Tres soldados del Regimiento de Caballería Numancia posan en el Camp de la Bota y, tras ellos, el paredón, del que los ajusticiados caían directamente sobre el mar.

Tres soldados del Regimiento de Caballería Numancia posan en el Camp de la Bota y, tras ellos, el paredón, del que los ajusticiados caían directamente sobre el mar. / Arxiu Municipal Districte de Sant Martí

No anda escaso el libro de Vilanova de ese ‘selfie’ que el franquismo hacía de sí mismo a través de tan atroces declaraciones, pero, lo dicho, más llamativo es aún el yacimiento de documentos y fotografías nunca o muy poco positivadas que aporta el autor llegada la hora de realizar una minuciosa crónica del primer trimestre de 1939. Están ahí las escenas de los saqueos a los almacenes de comida que atesoraba el último poder republicano y que toleró con indiferencia la soldadesca franquista.
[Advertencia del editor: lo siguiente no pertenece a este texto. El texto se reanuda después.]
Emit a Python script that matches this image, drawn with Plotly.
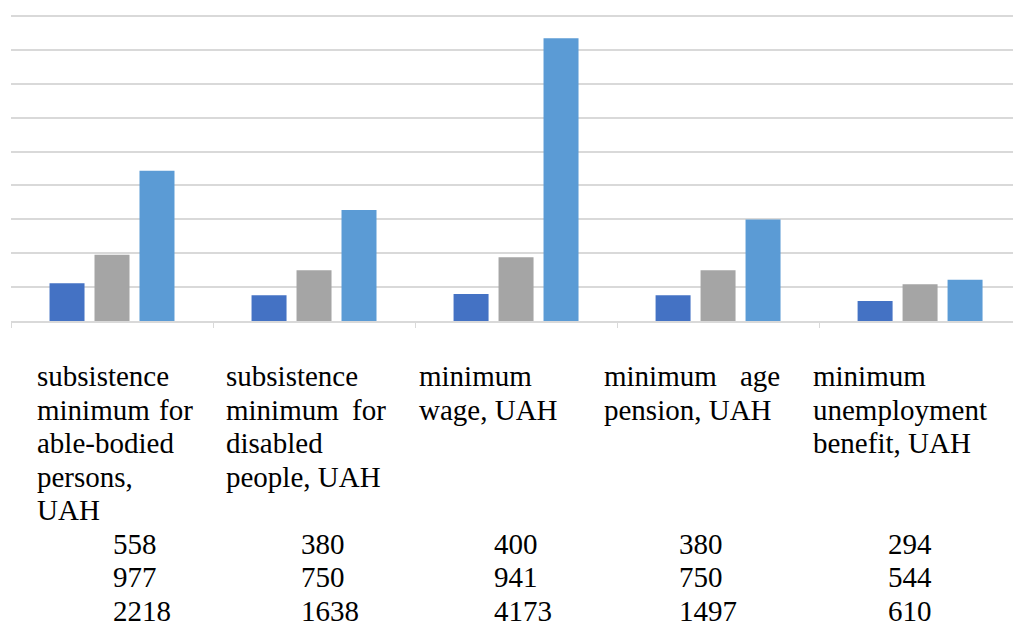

Llama la atención, por inédita, la fotografía que José Luis Demaría López ‘Campúa’ hecha desde el mismo balcón del Palau de la Generalitat, en la posan el general Yagüe y el coronel Barroso, que tiene su gracia porque al fondo de la imagen se ve el escaparate de la camisería Deulofeu y, según cuenta la anécdota, cuando Josep Tarradellas regresó del exilio y se asomó al mismo balcón expresó su sorpresa y admiración porque después de más de 40 años la tienda seguía ahí. Ya no, por cierto.

Es tanto el material que aporta el libro, y tan bien contextualizado, que no es fácil despuntar una imagen por encima de otra, pero puestos a elegir una, aunque sea muy subjetivamente, llama la atención la que con la firma de la agencia Efe ilustra la página 92. Está fechada en la tarde del día 26 de enero. Rodeada de gente expectante, en el centro de la imagen hay una camioneta con grandes altavoces en su techo. Recuerda en parte una escena de la película ‘Casablanca’ que suele ser pasada por alto y que está cargada de significado, aquella en la que una furgoneta anuncia por megafonía la inminente entrada de las tropas alemanas en París. Así se entra cuando la rendición es absoluta. Se encontraron las columnas de Yagüe y Solchaga en el centro de la ciudad sin apenas resistencia. Era un jueves. Tan fácil fue todo que las cautelas iniciales se evaporaron y de inmediato se organizaron tres multitudinarias misas consecutivas, viernes, sábado y domingo, en la plaza de Catalunya, y el lunes todo el mundo a sus puestos de trabajo, no para laborar, sino para examinar caso por caso si tenían que ser purgados.

El Cristo de Lepanto es sacado en procesión por la plaza de Catalunya.

El Cristo de Lepanto es sacado en procesión por la plaza de Catalunya. / AFC / Pérez de Rozas

Hace 84 años, en resumen, Franco almorzó huevos Imperio en Barcelona. Era la primera vez que visitaba la ciudad. No hay consenso sobre cuántas veces más regresó. ¿15 más? La última ocasión fue en junio de 1970. Habían pasado 31 años y, en cierto modo, no se había movido ni un ápice ideológicamente de lo que dijo aquel 21 de febrero de 1939: “Catalanes, no olvidéis nunca que por la redención de esta quería tierra entregó España su mejor tesos, la sangre generosa de su juventud”. Y 189 ilustres catalanes le aplaudieron por ello.